* BEGIN SOURCE DATA *

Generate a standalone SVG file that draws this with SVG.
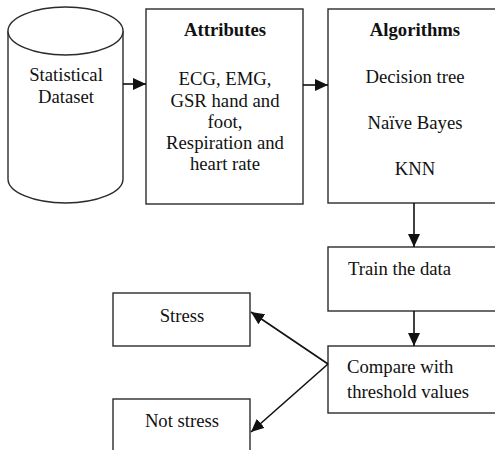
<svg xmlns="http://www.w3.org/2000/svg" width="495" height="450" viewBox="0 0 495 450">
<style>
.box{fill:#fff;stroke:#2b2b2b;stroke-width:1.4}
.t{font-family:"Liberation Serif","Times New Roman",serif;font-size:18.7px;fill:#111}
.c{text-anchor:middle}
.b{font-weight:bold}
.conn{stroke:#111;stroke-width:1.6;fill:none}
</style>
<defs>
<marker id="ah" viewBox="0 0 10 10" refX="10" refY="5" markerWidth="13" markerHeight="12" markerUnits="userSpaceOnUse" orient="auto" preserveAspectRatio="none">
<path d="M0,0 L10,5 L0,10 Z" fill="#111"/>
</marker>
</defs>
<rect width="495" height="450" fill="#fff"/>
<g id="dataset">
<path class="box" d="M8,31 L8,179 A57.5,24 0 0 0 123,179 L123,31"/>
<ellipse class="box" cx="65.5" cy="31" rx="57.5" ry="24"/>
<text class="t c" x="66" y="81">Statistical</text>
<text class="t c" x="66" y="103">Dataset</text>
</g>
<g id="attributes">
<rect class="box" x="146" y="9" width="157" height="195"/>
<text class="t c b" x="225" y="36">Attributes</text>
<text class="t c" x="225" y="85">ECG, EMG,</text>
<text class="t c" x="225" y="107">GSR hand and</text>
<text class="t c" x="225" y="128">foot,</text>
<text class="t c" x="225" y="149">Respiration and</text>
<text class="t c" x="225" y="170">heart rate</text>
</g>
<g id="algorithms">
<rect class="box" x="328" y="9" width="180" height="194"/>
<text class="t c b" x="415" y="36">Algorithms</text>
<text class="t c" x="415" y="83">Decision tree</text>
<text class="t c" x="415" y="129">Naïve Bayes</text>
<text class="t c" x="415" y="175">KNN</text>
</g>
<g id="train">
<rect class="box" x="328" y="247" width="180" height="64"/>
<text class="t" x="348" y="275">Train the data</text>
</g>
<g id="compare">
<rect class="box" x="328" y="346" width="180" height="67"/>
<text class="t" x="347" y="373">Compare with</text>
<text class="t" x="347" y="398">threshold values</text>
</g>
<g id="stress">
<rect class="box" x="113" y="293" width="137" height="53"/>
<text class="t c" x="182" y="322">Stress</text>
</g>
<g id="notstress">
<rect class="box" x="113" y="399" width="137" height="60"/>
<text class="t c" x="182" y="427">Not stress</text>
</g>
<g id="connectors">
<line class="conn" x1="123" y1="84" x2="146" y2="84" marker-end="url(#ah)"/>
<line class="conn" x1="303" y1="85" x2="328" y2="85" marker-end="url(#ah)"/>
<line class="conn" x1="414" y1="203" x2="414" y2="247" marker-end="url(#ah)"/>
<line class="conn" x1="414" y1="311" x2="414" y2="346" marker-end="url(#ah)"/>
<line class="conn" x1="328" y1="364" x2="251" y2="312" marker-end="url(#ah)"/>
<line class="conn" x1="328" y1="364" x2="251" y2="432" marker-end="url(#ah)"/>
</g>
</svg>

* END SOURCE DATA *

**WHAT YOU SHOULD DO**
Reproduce each line word for word and drop the pictures.

**OUTPUT FOR THIS EXERCISE**
Generate a standalone SVG file that draws this with SVG.
<svg xmlns="http://www.w3.org/2000/svg" width="495" height="450" viewBox="0 0 495 450">
<style>
.box{fill:#fff;stroke:#2b2b2b;stroke-width:1.4}
.t{font-family:"Liberation Serif","Times New Roman",serif;font-size:18.7px;fill:#111}
.c{text-anchor:middle}
.b{font-weight:bold}
.conn{stroke:#111;stroke-width:1.6;fill:none}
</style>
<defs>
<marker id="ah" viewBox="0 0 10 10" refX="10" refY="5" markerWidth="13" markerHeight="12" markerUnits="userSpaceOnUse" orient="auto" preserveAspectRatio="none">
<path d="M0,0 L10,5 L0,10 Z" fill="#111"/>
</marker>
</defs>
<rect width="495" height="450" fill="#fff"/>
<g id="dataset">
<path class="box" d="M8,31 L8,179 A57.5,24 0 0 0 123,179 L123,31"/>
<ellipse class="box" cx="65.5" cy="31" rx="57.5" ry="24"/>
<text class="t c" x="66" y="81">Statistical</text>
<text class="t c" x="66" y="103">Dataset</text>
</g>
<g id="attributes">
<rect class="box" x="146" y="9" width="157" height="195"/>
<text class="t c b" x="225" y="36">Attributes</text>
<text class="t c" x="225" y="85">ECG, EMG,</text>
<text class="t c" x="225" y="107">GSR hand and</text>
<text class="t c" x="225" y="128">foot,</text>
<text class="t c" x="225" y="149">Respiration and</text>
<text class="t c" x="225" y="170">heart rate</text>
</g>
<g id="algorithms">
<rect class="box" x="328" y="9" width="180" height="194"/>
<text class="t c b" x="415" y="36">Algorithms</text>
<text class="t c" x="415" y="83">Decision tree</text>
<text class="t c" x="415" y="129">Naïve Bayes</text>
<text class="t c" x="415" y="175">KNN</text>
</g>
<g id="train">
<rect class="box" x="328" y="247" width="180" height="64"/>
<text class="t" x="348" y="275">Train the data</text>
</g>
<g id="compare">
<rect class="box" x="328" y="346" width="180" height="67"/>
<text class="t" x="347" y="373">Compare with</text>
<text class="t" x="347" y="398">threshold values</text>
</g>
<g id="stress">
<rect class="box" x="113" y="293" width="137" height="53"/>
<text class="t c" x="182" y="322">Stress</text>
</g>
<g id="notstress">
<rect class="box" x="113" y="399" width="137" height="60"/>
<text class="t c" x="182" y="427">Not stress</text>
</g>
<g id="connectors">
<line class="conn" x1="123" y1="84" x2="146" y2="84" marker-end="url(#ah)"/>
<line class="conn" x1="303" y1="85" x2="328" y2="85" marker-end="url(#ah)"/>
<line class="conn" x1="414" y1="203" x2="414" y2="247" marker-end="url(#ah)"/>
<line class="conn" x1="414" y1="311" x2="414" y2="346" marker-end="url(#ah)"/>
<line class="conn" x1="328" y1="364" x2="251" y2="312" marker-end="url(#ah)"/>
<line class="conn" x1="328" y1="364" x2="251" y2="432" marker-end="url(#ah)"/>
</g>
</svg>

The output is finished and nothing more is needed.